You’ve spent much of your career telling the story of Alberta, where you were born and raised. Did you ever find it difficult to achieve the necessary distance (maybe “perspective” is the right word…) from your home province so you could write about it?

I grew up on James Joyce and the idea that he had to leave Dublin to write about Dublin. That was true of James Joyce, who luckily had an iron genius memory that retained every detail. He also wrote letters home asking for tiny data bits that he needed. But there is also something to be gained from staying in the place you write about. I would not have had the many different views of the oil and gas industry that I have had were I to have gone away at any point. The whole thing goes on changing and you need to be here to see how it plays out.

I’ve also aspired to write from Canada’s west, Alberta most specifically, as a way of being a writer. Not the only way of course, but the way I wanted to. To get to know the place by its history, by its landscape, by its cities and towns, by its changing population. I wanted to drill down, I guess.

You write a humour column for Alberta Views Magazine, but your fiction is more wry than humourous. Tell me about the pleasures of being funny.

Up until The Trade was published, I was known (to the extent that I was known at all) as a humorist. My short stories and novels had relied heavily on humour, and I honestly did not imagine myself at the time ever becoming any different as a writer. What I did from about 1990 onward was write about different things, and what those things called for was a much darker kind of story telling. I have greatly enjoyed writing a Wit column for Alberta Views (over fifteen years worth) because it lets that other side speak. There too I sometimes forget to be funny, when the subject is too dark.

You’ve run the Wired Writing Studio at The Banff Centre for many years. What has encountering young writers every fall changed how and when you write?

At The Banff Centre, I have directed the Wired Writing Studio for fifteen years.
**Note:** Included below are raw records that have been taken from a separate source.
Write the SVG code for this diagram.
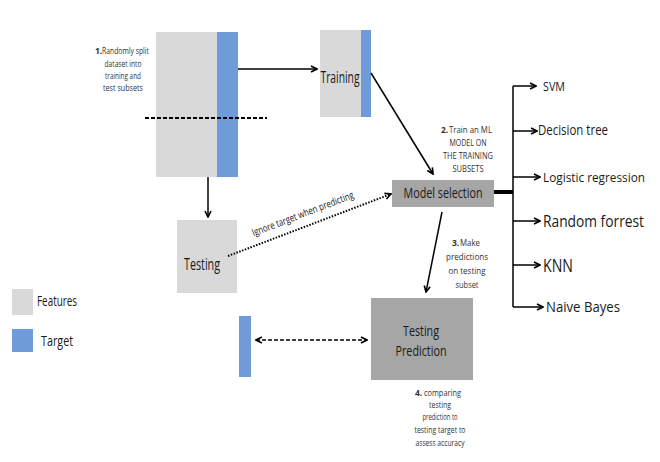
<svg xmlns="http://www.w3.org/2000/svg" width="660" height="462" viewBox="0 0 660 462">
<defs>
<marker id="arr" viewBox="0 0 8 8" refX="7" refY="4" markerWidth="8" markerHeight="8" markerUnits="userSpaceOnUse" orient="auto-start-reverse">
<path d="M1,1 L7,4 L1,7" fill="none" stroke="#000" stroke-width="1.6"/>
</marker>
</defs>
<style>
.feat{fill:#d9d9d9}
.tgt{fill:#6f9bd9}
.dark{fill:#a6a6a6}
text{font-family:"Open Sans","Liberation Sans",sans-serif;fill:#1a1a1a}
.sm{font-size:8.5px;fill:#333}
.b{font-weight:bold}
.ln{stroke:#000;fill:none;stroke-width:1.5}
</style>
<rect x="0" y="0" width="660" height="462" fill="#fff"/>

<g id="dataset">
<rect class="feat" x="156" y="32" width="61" height="145"/>
<rect class="tgt" x="217" y="32" width="21" height="145"/>
</g>
<g id="step1">
<text class="sm b" x="95" y="54">1.</text>
<text class="sm" x="102" y="54" textLength="47" lengthAdjust="spacingAndGlyphs">Randomly split</text>
<text class="sm" x="123" y="67" text-anchor="middle" textLength="37" lengthAdjust="spacingAndGlyphs">dataset into</text>
<text class="sm" x="123" y="79" text-anchor="middle" textLength="36" lengthAdjust="spacingAndGlyphs">training and</text>
<text class="sm" x="123" y="91" text-anchor="middle" textLength="40" lengthAdjust="spacingAndGlyphs">test subsets</text>
</g>
<g id="training">
<rect class="feat" x="320" y="30" width="41" height="87"/>
<rect class="tgt" x="361" y="30" width="10" height="87"/>
<text x="340" y="83" font-size="16" text-anchor="middle" textLength="39" lengthAdjust="spacingAndGlyphs">Training</text>
</g>
<g id="testing">
<rect class="feat" x="177" y="220" width="60" height="73"/>
<text x="202" y="270" font-size="16" text-anchor="middle" textLength="36" lengthAdjust="spacingAndGlyphs">Testing</text>
</g>
<g id="model-selection">
<rect class="dark" x="392" y="180" width="102" height="27"/>
<text x="443" y="198" font-size="14" text-anchor="middle" textLength="79" lengthAdjust="spacingAndGlyphs">Model selection</text>
</g>
<g id="step2">
<text class="sm b" x="441" y="133">2.</text>
<text class="sm" x="449" y="133" textLength="43" lengthAdjust="spacingAndGlyphs">Train an ML</text>
<text class="sm" x="468" y="146" text-anchor="middle" textLength="37" lengthAdjust="spacingAndGlyphs">MODEL ON</text>
<text class="sm" x="468" y="159" text-anchor="middle" textLength="50" lengthAdjust="spacingAndGlyphs">THE TRAINING</text>
<text class="sm" x="468" y="172" text-anchor="middle" textLength="31" lengthAdjust="spacingAndGlyphs">SUBSETS</text>
</g>
<g id="step3">
<text class="sm b" x="452" y="246" font-size="9">3.</text>
<text class="sm" x="460" y="246" font-size="9" textLength="20" lengthAdjust="spacingAndGlyphs">Make</text>
<text class="sm" x="467" y="260" font-size="9" text-anchor="middle" textLength="42" lengthAdjust="spacingAndGlyphs">predictions</text>
<text class="sm" x="467" y="274" font-size="9" text-anchor="middle" textLength="37" lengthAdjust="spacingAndGlyphs">on testing</text>
<text class="sm" x="467" y="288" font-size="9" text-anchor="middle" textLength="23" lengthAdjust="spacingAndGlyphs">subset</text>
</g>
<g id="testing-prediction">
<rect class="dark" x="371" y="298" width="102" height="82"/>
<text x="421" y="336" font-size="14.5" text-anchor="middle" textLength="36" lengthAdjust="spacingAndGlyphs">Testing</text>
<text x="421" y="356" font-size="14.5" text-anchor="middle" textLength="51" lengthAdjust="spacingAndGlyphs">Prediction</text>
</g>
<g id="step4">
<text class="sm b" x="415" y="396" font-size="8">4.</text>
<text class="sm" x="424" y="396" font-size="8" textLength="37" lengthAdjust="spacingAndGlyphs">comparing</text>
<text class="sm" x="440" y="408" font-size="8" text-anchor="middle" textLength="22" lengthAdjust="spacingAndGlyphs">testing</text>
<text class="sm" x="440" y="420" font-size="8" text-anchor="middle" textLength="35" lengthAdjust="spacingAndGlyphs">prediction to</text>
<text class="sm" x="440" y="433" font-size="8" text-anchor="middle" textLength="51" lengthAdjust="spacingAndGlyphs">testing target  to</text>
<text class="sm" x="440" y="446" font-size="8" text-anchor="middle" textLength="49" lengthAdjust="spacingAndGlyphs">assess accuracy</text>
</g>
<g id="testing-target">
<rect class="tgt" x="239" y="316" width="12" height="61"/>
</g>
<g id="models">
<text x="543" y="91" font-size="13" textLength="22" lengthAdjust="spacingAndGlyphs">SVM</text>
<text x="538" y="135" font-size="14" textLength="70" lengthAdjust="spacingAndGlyphs">Decision tree</text>
<text x="543" y="182" font-size="13.5" textLength="102" lengthAdjust="spacingAndGlyphs">Logistic regression</text>
<text x="543" y="227" font-size="15.5" textLength="101" lengthAdjust="spacingAndGlyphs">Random forrest</text>
<text x="543" y="272" font-size="18" textLength="30" lengthAdjust="spacingAndGlyphs">KNN</text>
<text x="546" y="312" font-size="15" textLength="74" lengthAdjust="spacingAndGlyphs">Naive Bayes</text>
</g>
<g id="legend">
<rect class="feat" x="12" y="289" width="21" height="26"/>
<text x="37" y="306" font-size="14" textLength="40" lengthAdjust="spacingAndGlyphs">Features</text>
<rect class="tgt" x="12" y="329" width="21" height="23"/>
<text x="41" y="346" font-size="14" textLength="32" lengthAdjust="spacingAndGlyphs">Target</text>
</g>

<g id="connectors">
<line x1="145" y1="118" x2="267" y2="118" stroke="#000" stroke-width="2" stroke-dasharray="4,2"/>
<line class="ln" x1="238" y1="69" x2="317" y2="69" marker-end="url(#arr)"/>
<line class="ln" x1="371" y1="73" x2="433" y2="174" marker-end="url(#arr)"/>
<line class="ln" x1="208" y1="177" x2="208" y2="217" marker-end="url(#arr)"/>
<line x1="228" y1="256" x2="391" y2="194" stroke="#000" stroke-width="2" stroke-dasharray="1.5,1.5" fill="none" marker-end="url(#arr)"/>
<text transform="translate(304,217) rotate(-21)" font-size="10" text-anchor="middle" fill="#333" textLength="108" lengthAdjust="spacingAndGlyphs">Ignore target when predicting</text>
<line class="ln" x1="442" y1="212" x2="426" y2="292" marker-end="url(#arr)"/>
<line x1="256" y1="340" x2="367" y2="340" stroke="#000" stroke-width="1.5" stroke-dasharray="4,2" marker-start="url(#arr)" marker-end="url(#arr)"/>
<line x1="494" y1="192" x2="513" y2="192" stroke="#000" stroke-width="4"/>
<line class="ln" x1="513" y1="86" x2="513" y2="307"/>
<line class="ln" x1="513" y1="86" x2="536" y2="86" marker-end="url(#arr)"/>
<line class="ln" x1="513" y1="131" x2="537" y2="131" marker-end="url(#arr)"/>
<line class="ln" x1="513" y1="177" x2="540" y2="177" marker-end="url(#arr)"/>
<line class="ln" x1="513" y1="221" x2="540" y2="221" marker-end="url(#arr)"/>
<line class="ln" x1="513" y1="265" x2="540" y2="265" marker-end="url(#arr)"/>
<line class="ln" x1="513" y1="307" x2="543" y2="307" marker-end="url(#arr)"/>
</g>
</svg>
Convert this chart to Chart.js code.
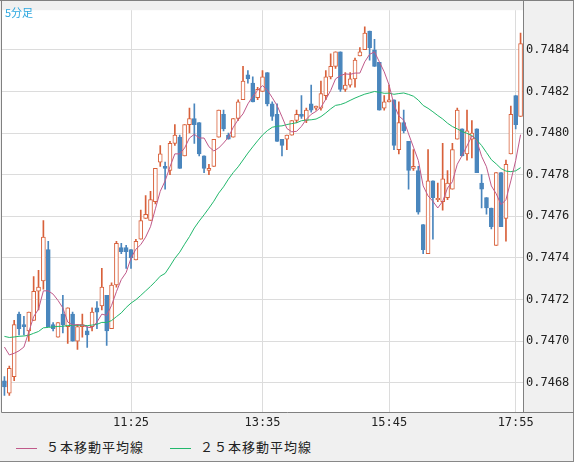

It’s a contract job, and most of the studio is on-line, so I actually only spend two weeks at Banff each fall. I have very much enjoyed this connection. I am very fond of TBC and proud to be connected to its long history of developing artists of high quality. One of the things that work stimulated me to do was to write a book about the craft of writing (Thing Feigned or Imagined). But on a more continuous basis it keeps me connected to those moments in an artist’s life when the pursuit of the art of writing is most brightly lit, burning with great heat. People sometimes ask why writing is important, but, at Banff, in the studio, no one needs to ask that. It’s a given. That has had a great deal to do with why I go on.

What are you reading right now? What are you writing right now?

I am lying fallow at present, as far as fiction writing is concerned; trying to make sure that the next project is the right project. But I have been reading like mad. One of my projects for 2014 has been to read and reread classics, so I’ve been soaking up much Dostoevsky, Hardy, Bronte, Eliot, Hamsun, Fitzgerald, Faulkner, Borges. Some of the translations of newer Spanish and South American writers are tremendous. There are many Canadian books I’m looking forward to this fall. New books by Caroline Adderson, Margaret Sweatman, Jacqueline Baker, David Adams Richards to name a few.